To determine if a custodial interrogation has occurred, this Court considers each case on a case-by-case basis and looks to whether a “reasonable person” would not feel free to leave after considering such factors as the time and place of interrogation, the length and mood of interrogation, and persons present during the questioning.

¶52 Obviously, a “reasonable person” would not have felt free to leave at the time Dawson was asked the question which produced the response that he had “smoke” in his pocket. He had partially entered a motel room when he was forcibly turned around by a person who had identified himself as a police officer and told to place his hands against the wall. He had been patted down for weapons and was then asked again whether he had drugs in his possession. Officer House himself gave the following response to the following question when asked whether Dawson was free to leave during the search:

Q. So he could have just turned around and walked away, you’re telling us?
*226A. Once I started the search, no. Once he entered the room and just stated he was looking for Jeremy and he wanted to leave, he could have left anytime he wanted to.

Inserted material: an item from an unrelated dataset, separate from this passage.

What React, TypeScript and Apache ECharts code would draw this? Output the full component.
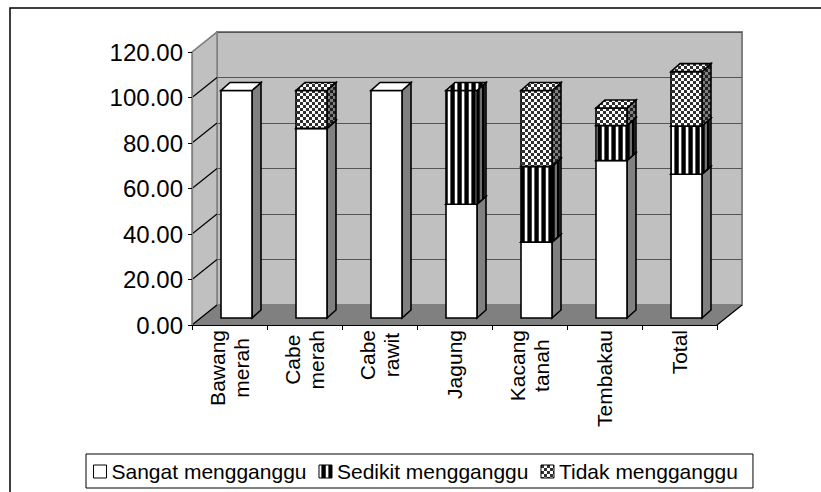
import React, { useEffect, useRef } from 'react';
import * as echarts from 'echarts';

const categories = ['Bawang\nmerah', 'Cabe\nmerah', 'Cabe\nrawit', 'Jagung', 'Kacang\ntanah', 'Tembakau', 'Total'];
const seriesNames = ['Sangat mengganggu', 'Sedikit mengganggu', 'Tidak mengganggu'];
const sangat = [100, 83.33, 100, 50, 33.33, 69.23, 63.2];
const sedikit = [0, 0, 0, 50, 33.33, 15.38, 21.2];
const tidak = [0, 16.67, 0, 0, 33.34, 7.69, 23.9];
const yTicks = [0, 20, 40, 60, 80, 100, 120];

const FONT = '"Liberation Sans", Arial, sans-serif';

function makeTile(w: number, h: number, draw: (ctx: CanvasRenderingContext2D) => void) {
  const c = document.createElement('canvas');
  c.width = w;
  c.height = h;
  const ctx = c.getContext('2d') as CanvasRenderingContext2D;
  draw(ctx);
  return c;
}

function stripeTile(cols: string[]) {
  return makeTile(cols.length, 4, (ctx) => {
    cols.forEach((col, i) => {
      ctx.fillStyle = col;
      ctx.fillRect(i, 0, 1, 4);
    });
  });
}

function checkerTile(bg: string, fg: string) {
  return makeTile(6, 6, (ctx) => {
    ctx.fillStyle = bg;
    ctx.fillRect(0, 0, 6, 6);
    ctx.fillStyle = fg;
    ctx.fillRect(0, 0, 3, 3);
    ctx.fillRect(3, 3, 3, 3);
  });
}

function pat(canvas: HTMLCanvasElement) {
  return { type: 'pattern', image: canvas, repeat: 'repeat' } as any;
}

export default function App() {
  const ref = useRef<HTMLDivElement>(null);
  useEffect(() => {
    if (!ref.current) return;
    const chart = echarts.init(ref.current, null, { renderer: 'svg' });

    const stripeFront = pat(stripeTile(['#ffffff', '#ffffff', '#606060', '#000000', '#000000', '#000000', '#404040']));
    const stripeSide = pat(stripeTile(['#707070', '#707070', '#000000', '#000000', '#202020']));
    const checkFront = pat(checkerTile('#ffffff', '#303030'));
    const checkSide = pat(checkerTile('#808080', '#202020'));

    const fills = [
      { front: '#ffffff', side: '#808080', top: '#ffffff' },
      { front: stripeFront, side: stripeSide, top: stripeFront },
      { front: checkFront, side: checkSide, top: checkFront },
    ];
    const values = [sangat, sedikit, tidak];

    const DX = 25;
    const DY = -20;
    const BAR_OFF = -8.5;
    const BAR_W = 31;
    const BAR_LIFT = -7;
    const BDX = 9;
    const BDY = -8;

    const wallSeries = {
      type: 'custom',
      name: 'walls',
      xAxisIndex: 0,
      yAxisIndex: 0,
      z: 1,
      clip: false,
      silent: true,
      data: [[0, 0]],
      renderItem: (params: any, api: any) => {
        const cs = params.coordSys;
        const x0 = cs.x;
        const x1 = cs.x + cs.width;
        const yBot = cs.y + cs.height;
        const yTop = cs.y;
        const children: any[] = [];
        children.push({
          type: 'polygon',
          shape: { points: [[x0, yTop], [x0 + DX, yTop + DY], [x0 + DX, yBot + DY], [x0, yBot]] },
          style: { fill: '#c0c0c0', stroke: '#808080', lineWidth: 1.5 },
        });
        children.push({
          type: 'polygon',
          shape: { points: [[x0, yBot], [x1, yBot], [x1 + DX, yBot + DY], [x0 + DX, yBot + DY]] },
          style: { fill: '#808080', stroke: '#808080', lineWidth: 1 },
        });
        children.push({
          type: 'line',
          shape: { x1: x1, y1: yBot, x2: x1 + DX, y2: yBot + DY },
          style: { stroke: '#000', lineWidth: 1.2 },
        });
        yTicks.forEach((v) => {
          const p = api.coord([0, v]);
          children.push({
            type: 'line',
            shape: { x1: x0, y1: p[1], x2: x0 + DX, y2: p[1] + DY },
            style: { stroke: v === 120 ? '#808080' : '#000', lineWidth: 1.2 },
          });
        });
        return { type: 'group', children };
      },
    };

    const barSeries = seriesNames.map((name, k) => {
      const data: number[][] = [];
      categories.forEach((_, i) => {
        let base = 0;
        for (let j = 0; j < k; j++) base += values[j][i];
        const v = values[k][i];
        if (v > 0) data.push([i, base, base + v]);
      });
      const f = fills[k];
      return {
        type: 'custom',
        name,
        xAxisIndex: 0,
        yAxisIndex: 0,
        z: 2,
        clip: false,
        encode: { x: 0, y: [1, 2] },
        itemStyle: { color: f.front, borderColor: '#000', borderWidth: 1 },
        data,
        renderItem: (params: any, api: any) => {
          const i = api.value(0);
          const b = api.value(1);
          const t = api.value(2);
          const pB = api.coord([i, b]);
          const pT = api.coord([i, t]);
          const xl = pB[0] + BAR_OFF;
          const xr = xl + BAR_W;
          const yb = pB[1] + BAR_LIFT;
          const yt = pT[1] + BAR_LIFT;
          return {
            type: 'group',
            children: [
              {
                type: 'polygon',
                shape: { points: [[xr, yt], [xr + BDX, yt + BDY], [xr + BDX, yb + BDY], [xr, yb]] },
                style: { fill: f.side, stroke: '#000', lineWidth: 1.6 },
              },
              {
                type: 'rect',
                shape: { x: xl, y: yt, width: BAR_W, height: yb - yt },
                style: { fill: f.front, stroke: '#000', lineWidth: 1.6 },
              },
              {
                type: 'polygon',
                shape: { points: [[xl, yt], [xr, yt], [xr + BDX, yt + BDY], [xl + BDX, yt + BDY]] },
                style: { fill: f.top, stroke: '#000', lineWidth: 1.6 },
              },
            ],
          };
        },
      };
    });

    const option: any = {
      animation: false,
      backgroundColor: '#ffffff',
      textStyle: { fontFamily: FONT },
      grid: [
        { left: 192, top: 52, width: 525, height: 273, containLabel: false },
        {
          left: 192 + DX,
          top: 52 + DY,
          width: 525,
          height: 273,
          show: true,
          backgroundColor: '#c0c0c0',
          borderColor: '#808080',
          borderWidth: 2,
          z: 0,
        },
      ],
      xAxis: [
        {
          type: 'category',
          gridIndex: 0,
          data: categories,
          z: 10,
          axisLine: { show: true, lineStyle: { color: '#000', width: 1.2 } },
          axisTick: { show: true, length: 5, lineStyle: { color: '#000' } },
          axisLabel: {
            interval: 0,
            rotate: 90,
            margin: 5,
            color: '#000',
            fontSize: 21,
            fontFamily: FONT,
            formatter: (val: string) =>
              val
                .split('\n')
                .map((l) => `{c|${l}}`)
                .join('\n'),
            rich: { c: { align: 'center', fontSize: 21, fontFamily: FONT, color: '#000', lineHeight: 24 } },
          },
          splitLine: { show: false },
        },
        {
          type: 'category',
          gridIndex: 1,
          data: categories,
          show: false,
        },
      ],
      yAxis: [
        {
          type: 'value',
          gridIndex: 0,
          min: 0,
          max: 120,
          interval: 20,
          z: 10,
          axisLine: { show: true, lineStyle: { color: '#808080', width: 1.2 } },
          axisTick: { show: true, length: 4, lineStyle: { color: '#000' } },
          axisLabel: {
            margin: 9,
            color: '#000',
            fontSize: 24,
            fontFamily: FONT,
            formatter: (v: number) => v.toFixed(2),
          },
          splitLine: { show: false },
        },
        {
          type: 'value',
          gridIndex: 1,
          min: 0,
          max: 120,
          interval: 20,
          axisLine: { show: false },
          axisTick: { show: false },
          axisLabel: { show: false },
          splitLine: { show: true, lineStyle: { color: '#555555', width: 1.2 } },
        },
      ],
      legend: {
        left: 86,
        top: 454,
        orient: 'horizontal',
        padding: [7, 15, 6, 7],
        itemGap: 12,
        itemWidth: 13,
        itemHeight: 13,
        borderColor: '#000',
        borderWidth: 1,
        backgroundColor: '#fff',
        textStyle: { fontSize: 21, fontFamily: FONT, color: '#000' },
        data: seriesNames.map((n, k) => ({
          name: n,
          icon: 'rect',
          itemStyle: { color: fills[k].front, borderColor: '#000', borderWidth: 1 },
        })),
      },
      graphic: [
        {
          type: 'rect',
          z: 100,
          silent: true,
          shape: { x: 10, y: 8, width: 900, height: 700 },
          style: { fill: 'none', stroke: '#000', lineWidth: 1.5 },
        },
      ],
      series: [wallSeries, ...barSeries],
    };

    chart.setOption(option);
    return () => chart.dispose();
  }, []);

  return (
    <div
      ref={ref}
      style={{ position: 'fixed', left: 0, top: 0, width: 821, height: 492, background: '#fff' }}
    />
  );
}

¶53 Aside from the fact that House previously testified that Dawson had been forcibly turned around and told to put his hands up against the wall when he was only partially into the room, it is clear that once that act had occurred he was not free to leave the room. It is equally clear that only after that point in time was he questioned about whether he had drugs in his possession. For these reasons, the interrogation which produced the incriminating statement was custodial, and because Dawson had not been previously advised of his right to remain silent as required by Miranda v. Arizona (1966), 384 U.S. 436, 86 S. Ct. 1602, 16 L. Ed. 2d 694, his statement and the evidence which resulted from that statement should have been suppressed.

¶54 Therefore, I dissent from the majority opinion. I would reverse the District Court’s refusal to suppress the evidence gathered from the defendant as a result of his unlawful detention, unlawful search, unlawful interrogation, and the unlawful seizure of the evidence found on his person.

JUSTICE HUNT joins in the foregoing dissent of JUSTICE TRIEWEILER.